By: Nick Perry
26 March, 2013
A new index measuring the ability of G20 nations to flourish in a low-carbon economy shows East Asia has taken over from Europe and the United States when it comes to action on climate change.
Japan, China and South Korea took out three of the top five spots on the Low-Carbon Competitiveness Index, released last Tuesday as part of the Climate Institute's report on global climate action.
France leads the way, largely on the back of its low-emission nuclear energy sector, followed by Japan, China, South Korea and Great Britain.
Australia, though making slight improvements, languishes in 17th place and has been overtaken by Indonesia in its readiness for a low-carbon future.
The data is from 2010 and doesn't include the impact of the federal government's clean energy laws like the carbon price, but does include significant world events like the global recession.
The head of the Climate Institute, John Connor, says as other nations put constraints on carbon and pursue economic gains with less pollution, Australia may be left behind if it opts out of real action.
"We could become stranded trying to sell something that is no longer of interest," he told reporters.
"If it's not seen to be doing its fair share, it could suffer both diplomatically and economically."
Connor said Australia had significant "lead in our saddlebags", running a high-carbon economy in terms of both energy usage and exports.
Investment in clean energy, one measure of low-carbon preparedness, had stalled in Australia with industry uncertain about the future of the Renewable Energy Target (RET), he said.
Clean energy investments in Asia, meanwhile, hit $270 billion in 2012, while China earned $36 billion selling solar panels — about what it made from its traditional market in shoes.

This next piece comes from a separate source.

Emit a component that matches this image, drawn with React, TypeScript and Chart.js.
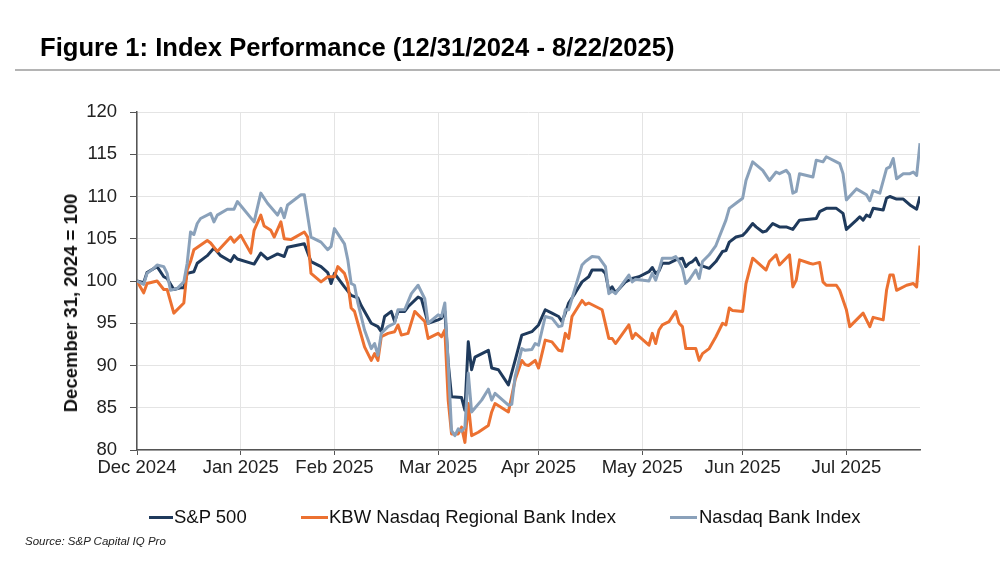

Connor said China was pushing for an emissions trading scheme and had indicated it wanted to rein in its coal consumption, in part to combat air pollution.
Many nations weren't driven to take action on climate change for green reasons, but were motivated by a range of self-interest matters like energy security and productivity growth.
But even taking current efforts into account, the world was still on track to a global temperature rise above two degrees Celsius by 2050, a rate accepted by most nations as dangerous.
For this reason, Connor said shifting to a carbon-constrained future where nations tried to get the most possible from a tonne of CO2 wasn't going to be easy.
"Australia, by virtue of its place (on the index), will be one of the ones which will suffer the most if we don't really double down on low-carbon improvements," he said.